Would you repeat the listing exactly but omit every picture?

Information provided
++++++++++

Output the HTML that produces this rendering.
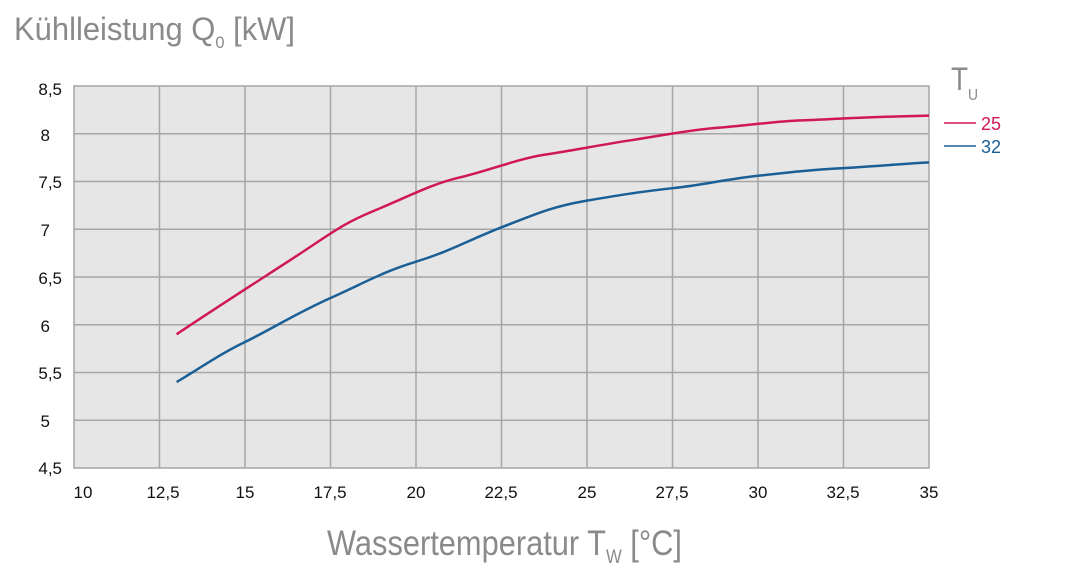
<!DOCTYPE html><html><head><meta charset="utf-8"><style>
body{margin:0;background:#fff;width:1068px;height:568px;overflow:hidden}
text{font-family:"Liberation Sans",sans-serif}
.t{fill:#8a8a8a}
</style></head><body>
<svg width="1068" height="568" xmlns="http://www.w3.org/2000/svg">
<text class="t" x="14" y="40" font-size="32" textLength="281" lengthAdjust="spacingAndGlyphs">Kühlleistung Q<tspan font-size="17" dy="8">0</tspan><tspan dy="-8"> [kW]</tspan></text>
<rect x="74" y="86" width="855" height="382" fill="#e6e6e6"/>
<g stroke="#a6a6a6" stroke-width="1.5">
<line x1="159.5" y1="86" x2="159.5" y2="468"/><line x1="245" y1="86" x2="245" y2="468"/><line x1="330.5" y1="86" x2="330.5" y2="468"/><line x1="416" y1="86" x2="416" y2="468"/><line x1="501.5" y1="86" x2="501.5" y2="468"/><line x1="587" y1="86" x2="587" y2="468"/><line x1="672.5" y1="86" x2="672.5" y2="468"/><line x1="758" y1="86" x2="758" y2="468"/><line x1="843.5" y1="86" x2="843.5" y2="468"/>
<line x1="74" y1="133.75" x2="929" y2="133.75"/><line x1="74" y1="181.5" x2="929" y2="181.5"/><line x1="74" y1="229.25" x2="929" y2="229.25"/><line x1="74" y1="277" x2="929" y2="277"/><line x1="74" y1="324.75" x2="929" y2="324.75"/><line x1="74" y1="372.5" x2="929" y2="372.5"/><line x1="74" y1="420.25" x2="929" y2="420.25"/>
<rect x="74" y="86" width="855" height="382" fill="none"/>
</g>
<g font-size="17" fill="#111" text-anchor="end">
<text x="62" y="95">8,5</text><text x="50" y="141">8</text><text x="62" y="188">7,5</text><text x="50" y="236">7</text><text x="62" y="284">6,5</text><text x="50" y="332">6</text><text x="62" y="379">5,5</text><text x="50" y="427">5</text><text x="62" y="474">4,5</text>
</g>
<g font-size="17" fill="#111" text-anchor="middle">
<text x="83" y="498">10</text><text x="163" y="498">12,5</text><text x="245" y="498">15</text><text x="330" y="498">17,5</text><text x="416" y="498">20</text><text x="501" y="498">22,5</text><text x="587" y="498">25</text><text x="672" y="498">27,5</text><text x="758" y="498">30</text><text x="843" y="498">32,5</text><text x="929" y="498">35</text>
</g>
<g transform="translate(74,86) scale(34.2,-95.5) translate(-10,-8.5)" fill="none" stroke-linejoin="round">
<path vector-effect="non-scaling-stroke" stroke="#d0175a" stroke-width="2.5" d="M13,5.9 C14,6.14 15,6.37 16.25,6.66 S17.8,7.05 18.75,7.19 S20.5,7.48 21.25,7.54 S23,7.74 23.75,7.78 S25.5,7.89 26.25,7.93 S28,8.04 28.75,8.06 S30.5,8.13 31.25,8.14 S33.5,8.18 35,8.19"/>
<path vector-effect="non-scaling-stroke" stroke="#1a5f96" stroke-width="2.5" d="M13,5.4 C13.7,5.55 14.3,5.7 15,5.82 S16.5,6.12 17.5,6.28 S19,6.55 20,6.66 S21.5,6.88 22.5,7.02 S24,7.24 25,7.3 S26.5,7.39 27.5,7.43 S29,7.52 30,7.56 S31.5,7.62 32.5,7.64 S34,7.68 35,7.7"/>
</g>
<text class="t" x="951" y="90" font-size="32" textLength="17" lengthAdjust="spacingAndGlyphs">T</text><text class="t" x="968" y="100" font-size="16" textLength="10" lengthAdjust="spacingAndGlyphs">U</text>
<line x1="944" y1="123" x2="976" y2="123" stroke="#d0175a" stroke-width="1.5"/>
<text x="981" y="130" font-size="18" fill="#d0175a">25</text>
<line x1="944" y1="146" x2="976" y2="146" stroke="#1a5f96" stroke-width="1.5"/>
<text x="981" y="153" font-size="18" fill="#1a5f96">32</text>
<text class="t" x="327" y="555" font-size="35" textLength="355" lengthAdjust="spacingAndGlyphs">Wassertemperatur T<tspan font-size="19" dy="8">W</tspan><tspan dy="-8"> [°C]</tspan></text>
</svg>
</body></html>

++++++++++

Written response
Output the HTML that produces this rendering.
<!DOCTYPE html><html><head><meta charset="utf-8"><style>
body{margin:0;background:#fff;width:1068px;height:568px;overflow:hidden}
text{font-family:"Liberation Sans",sans-serif}
.t{fill:#8a8a8a}
</style></head><body>
<svg width="1068" height="568" xmlns="http://www.w3.org/2000/svg">
<text class="t" x="14" y="40" font-size="32" textLength="281" lengthAdjust="spacingAndGlyphs">Kühlleistung Q<tspan font-size="17" dy="8">0</tspan><tspan dy="-8"> [kW]</tspan></text>
<rect x="74" y="86" width="855" height="382" fill="#e6e6e6"/>
<g stroke="#a6a6a6" stroke-width="1.5">
<line x1="159.5" y1="86" x2="159.5" y2="468"/><line x1="245" y1="86" x2="245" y2="468"/><line x1="330.5" y1="86" x2="330.5" y2="468"/><line x1="416" y1="86" x2="416" y2="468"/><line x1="501.5" y1="86" x2="501.5" y2="468"/><line x1="587" y1="86" x2="587" y2="468"/><line x1="672.5" y1="86" x2="672.5" y2="468"/><line x1="758" y1="86" x2="758" y2="468"/><line x1="843.5" y1="86" x2="843.5" y2="468"/>
<line x1="74" y1="133.75" x2="929" y2="133.75"/><line x1="74" y1="181.5" x2="929" y2="181.5"/><line x1="74" y1="229.25" x2="929" y2="229.25"/><line x1="74" y1="277" x2="929" y2="277"/><line x1="74" y1="324.75" x2="929" y2="324.75"/><line x1="74" y1="372.5" x2="929" y2="372.5"/><line x1="74" y1="420.25" x2="929" y2="420.25"/>
<rect x="74" y="86" width="855" height="382" fill="none"/>
</g>
<g font-size="17" fill="#111" text-anchor="end">
<text x="62" y="95">8,5</text><text x="50" y="141">8</text><text x="62" y="188">7,5</text><text x="50" y="236">7</text><text x="62" y="284">6,5</text><text x="50" y="332">6</text><text x="62" y="379">5,5</text><text x="50" y="427">5</text><text x="62" y="474">4,5</text>
</g>
<g font-size="17" fill="#111" text-anchor="middle">
<text x="83" y="498">10</text><text x="163" y="498">12,5</text><text x="245" y="498">15</text><text x="330" y="498">17,5</text><text x="416" y="498">20</text><text x="501" y="498">22,5</text><text x="587" y="498">25</text><text x="672" y="498">27,5</text><text x="758" y="498">30</text><text x="843" y="498">32,5</text><text x="929" y="498">35</text>
</g>
<g transform="translate(74,86) scale(34.2,-95.5) translate(-10,-8.5)" fill="none" stroke-linejoin="round">
<path vector-effect="non-scaling-stroke" stroke="#d0175a" stroke-width="2.5" d="M13,5.9 C14,6.14 15,6.37 16.25,6.66 S17.8,7.05 18.75,7.19 S20.5,7.48 21.25,7.54 S23,7.74 23.75,7.78 S25.5,7.89 26.25,7.93 S28,8.04 28.75,8.06 S30.5,8.13 31.25,8.14 S33.5,8.18 35,8.19"/>
<path vector-effect="non-scaling-stroke" stroke="#1a5f96" stroke-width="2.5" d="M13,5.4 C13.7,5.55 14.3,5.7 15,5.82 S16.5,6.12 17.5,6.28 S19,6.55 20,6.66 S21.5,6.88 22.5,7.02 S24,7.24 25,7.3 S26.5,7.39 27.5,7.43 S29,7.52 30,7.56 S31.5,7.62 32.5,7.64 S34,7.68 35,7.7"/>
</g>
<text class="t" x="951" y="90" font-size="32" textLength="17" lengthAdjust="spacingAndGlyphs">T</text><text class="t" x="968" y="100" font-size="16" textLength="10" lengthAdjust="spacingAndGlyphs">U</text>
<line x1="944" y1="123" x2="976" y2="123" stroke="#d0175a" stroke-width="1.5"/>
<text x="981" y="130" font-size="18" fill="#d0175a">25</text>
<line x1="944" y1="146" x2="976" y2="146" stroke="#1a5f96" stroke-width="1.5"/>
<text x="981" y="153" font-size="18" fill="#1a5f96">32</text>
<text class="t" x="327" y="555" font-size="35" textLength="355" lengthAdjust="spacingAndGlyphs">Wassertemperatur T<tspan font-size="19" dy="8">W</tspan><tspan dy="-8"> [°C]</tspan></text>
</svg>
</body></html>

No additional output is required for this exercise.